Pros & Cons of a High Yield Savings Account

You might have heard of a HYSA or High Yield Savings Account – a financial tool that can give your savings a substantial boost. Maybe you’ve considered it once before by never taken the leap to sign up for one. If you’re on the fence or just want to know more about the HYSA as a investment vehicle, we’ll delve into what makes them an attractive choice and highlight the areas where they may fall short.

The Pros:

1. High Interest Rates: The core benefit of a High Yield Savings Account is in its name – the high yield. These accounts offer interest rates that are significantly higher compared to your regular savings account. This means your money grows faster, and you earn more without actively investing elsewhere.

2. Safety in Savings: One of the key advantages of HYSA is the safety it offers. Most HYSA are protected by either the FDIC (Federal Deposit Insurance Corporation) or NCUA (National Credit Union Administration). This insurance means that up to $250,000 of your money is secure, providing peace of mind.

3. Emergency Fund Growth: HYSA can be like turbochargers for your emergency fund. Your money remains safe and accessible, ready to serve you when you need it most. It’s a reliable and fruitful option to grow your safety net.

4. Minimal Risk: When it comes to risk, High Yield Savings Accounts are on the safer side. Unlike some other forms of investments, your money won’t experience drastic highs and lows due to market fluctuations. It’s a secure place to park your funds.

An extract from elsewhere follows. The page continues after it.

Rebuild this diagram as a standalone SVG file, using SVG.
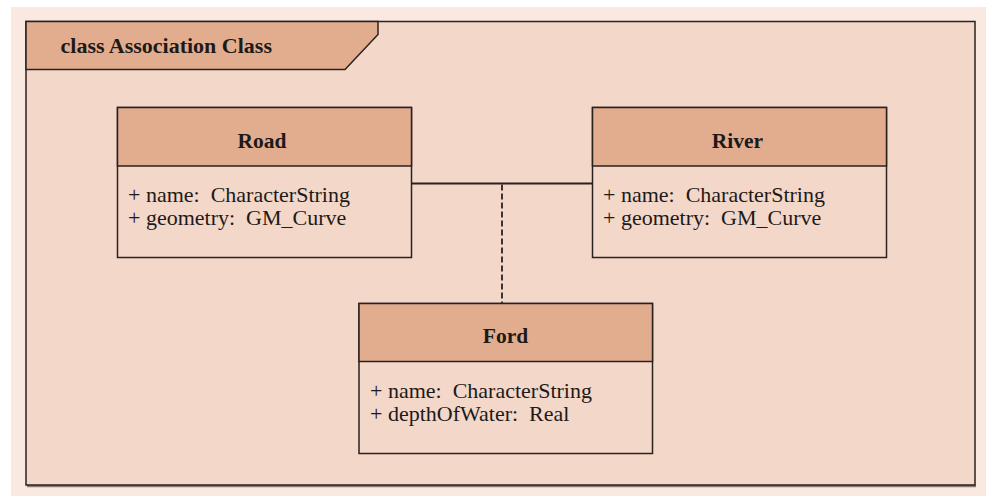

5. Low Fees, High Returns: Most HYSA come with minimal fees, ensuring that you retain more of your money. This means you get to enjoy the benefits of higher interest without a significant portion being eaten up by charges.

The Cons:

1. Inflation’s Challenge: While HYSA offers higher interest rates, it might not always outpace inflation. In essence, this means that over time, the real value of your money might not grow as much as you’d like.

2. Withdrawal Limits: Unlike a regular savings account, HYSA might limit how often you can withdraw your money. This can be a drawback if you need frequent access to your funds.

3. Minimum Balance Hassles: Some High Yield Savings Accounts require you to maintain a minimum balance. If your balance falls below this threshold, you might face penalties or receive lower interest rates.

4. Opportunity Cost: While HYSA is secure, it might not offer the high returns associated with riskier investments. It’s a trade-off between safety and the potential for higher gains.

5. Choose Wisely: Not all High Yield Savings Accounts are the same. It’s essential to compare them to find the one that aligns with your financial goals, offering the best interest rates and terms.

Wrapping Up:

High Yield Savings Accounts act as the dependable workhorses of the financial world. They are steady, safe, and supportive of your savings journey. However, they might not be the fastest racers in the long-run when it comes to substantial growth. It’s all about finding that balance between security and potential gains.